--- Exercise requirements ---
Reproduce the listing below character for character; drop every image.

--- Information supplied ---
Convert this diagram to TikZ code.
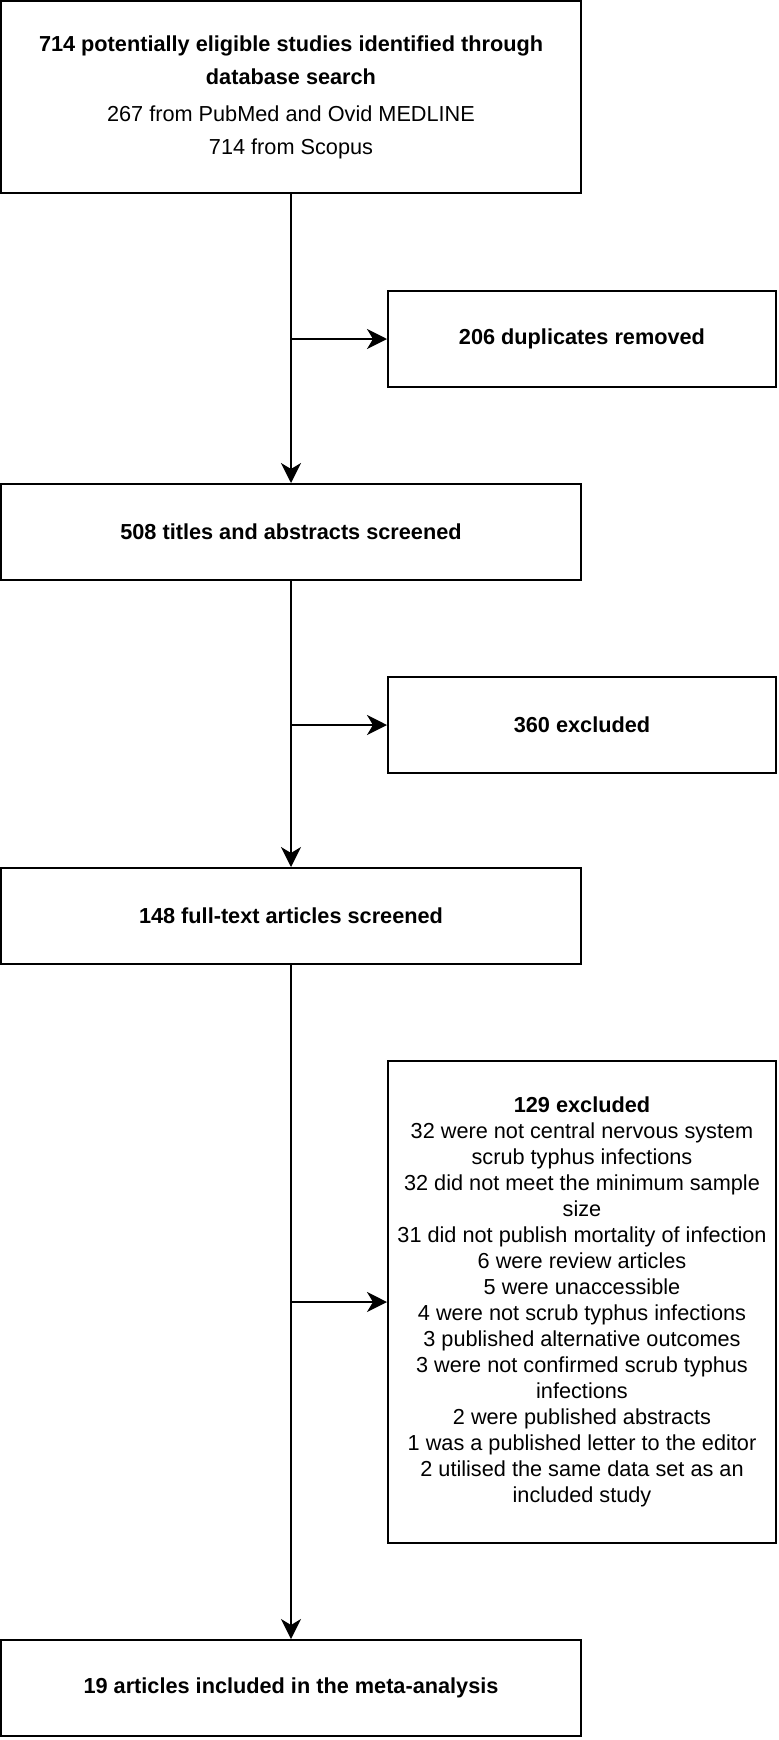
\documentclass[tikz,border=0pt]{standalone}
\usepackage{fontspec}
\setmainfont{Liberation Sans}
\usetikzlibrary{arrows.meta}
\begin{document}
\begin{tikzpicture}[line width=1pt]
\tikzstyle{every node}=[draw,rectangle,align=center,inner sep=0pt,font=\fontsize{10.85}{16.5}\selectfont]
\tikzstyle{mainbox}=[minimum width=290pt,minimum height=48pt]
\tikzstyle{sidebox}=[minimum width=194pt,minimum height=48pt]
\tikzstyle{arr}=[-{Stealth[length=10pt,width=10pt,inset=3pt]}]
\useasboundingbox (0,0) rectangle (389pt,-870pt);
\node[mainbox,minimum height=96pt](ident) at (145.5pt,-48.5pt) {\textbf{714 potentially eligible studies identified through}\\\textbf{database search}\\[2pt]267 from PubMed and Ovid MEDLINE\\714 from Scopus};
\node[sidebox](dup) at (291pt,-169.5pt) {\textbf{206 duplicates removed}};
\node[mainbox](titles) at (145.5pt,-266pt) {\textbf{508 titles and abstracts screened}};
\node[sidebox](excla) at (291pt,-362.5pt) {\textbf{360 excluded}};
\node[mainbox](fulltext) at (145.5pt,-458pt) {\textbf{148 full-text articles screened}};
\node[sidebox,minimum height=241pt,font=\fontsize{10.85}{13}\selectfont](exclb) at (291pt,-651pt) {\textbf{129 excluded}\\32 were not central nervous system\\scrub typhus infections\\32 did not meet the minimum sample\\size\\31 did not publish mortality of infection\\6 were review articles\\5 were unaccessible\\4 were not scrub typhus infections\\3 published alternative outcomes\\3 were not confirmed scrub typhus\\infections\\2 were published abstracts\\1 was a published letter to the editor\\2 utilised the same data set as an\\included study};
\node[mainbox](incl) at (145.5pt,-844pt) {\textbf{19 articles included in the meta-analysis}};
\draw[arr] (ident.south) -- (titles.north);
\draw[arr] (titles.south) -- (fulltext.north);
\draw[arr] (fulltext.south) -- (incl.north);
\draw[arr] (ident.south |- dup.west) -- (dup.west);
\draw[arr] (titles.south |- excla.west) -- (excla.west);
\draw[arr] (fulltext.south |- exclb.west) -- (exclb.west);
\end{tikzpicture}
\end{document}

--- Finished answer ---
Convert this diagram to TikZ code.
\documentclass[tikz,border=0pt]{standalone}
\usepackage{fontspec}
\setmainfont{Liberation Sans}
\usetikzlibrary{arrows.meta}
\begin{document}
\begin{tikzpicture}[line width=1pt]
\tikzstyle{every node}=[draw,rectangle,align=center,inner sep=0pt,font=\fontsize{10.85}{16.5}\selectfont]
\tikzstyle{mainbox}=[minimum width=290pt,minimum height=48pt]
\tikzstyle{sidebox}=[minimum width=194pt,minimum height=48pt]
\tikzstyle{arr}=[-{Stealth[length=10pt,width=10pt,inset=3pt]}]
\useasboundingbox (0,0) rectangle (389pt,-870pt);
\node[mainbox,minimum height=96pt](ident) at (145.5pt,-48.5pt) {\textbf{714 potentially eligible studies identified through}\\\textbf{database search}\\[2pt]267 from PubMed and Ovid MEDLINE\\714 from Scopus};
\node[sidebox](dup) at (291pt,-169.5pt) {\textbf{206 duplicates removed}};
\node[mainbox](titles) at (145.5pt,-266pt) {\textbf{508 titles and abstracts screened}};
\node[sidebox](excla) at (291pt,-362.5pt) {\textbf{360 excluded}};
\node[mainbox](fulltext) at (145.5pt,-458pt) {\textbf{148 full-text articles screened}};
\node[sidebox,minimum height=241pt,font=\fontsize{10.85}{13}\selectfont](exclb) at (291pt,-651pt) {\textbf{129 excluded}\\32 were not central nervous system\\scrub typhus infections\\32 did not meet the minimum sample\\size\\31 did not publish mortality of infection\\6 were review articles\\5 were unaccessible\\4 were not scrub typhus infections\\3 published alternative outcomes\\3 were not confirmed scrub typhus\\infections\\2 were published abstracts\\1 was a published letter to the editor\\2 utilised the same data set as an\\included study};
\node[mainbox](incl) at (145.5pt,-844pt) {\textbf{19 articles included in the meta-analysis}};
\draw[arr] (ident.south) -- (titles.north);
\draw[arr] (titles.south) -- (fulltext.north);
\draw[arr] (fulltext.south) -- (incl.north);
\draw[arr] (ident.south |- dup.west) -- (dup.west);
\draw[arr] (titles.south |- excla.west) -- (excla.west);
\draw[arr] (fulltext.south |- exclb.west) -- (exclb.west);
\end{tikzpicture}
\end{document}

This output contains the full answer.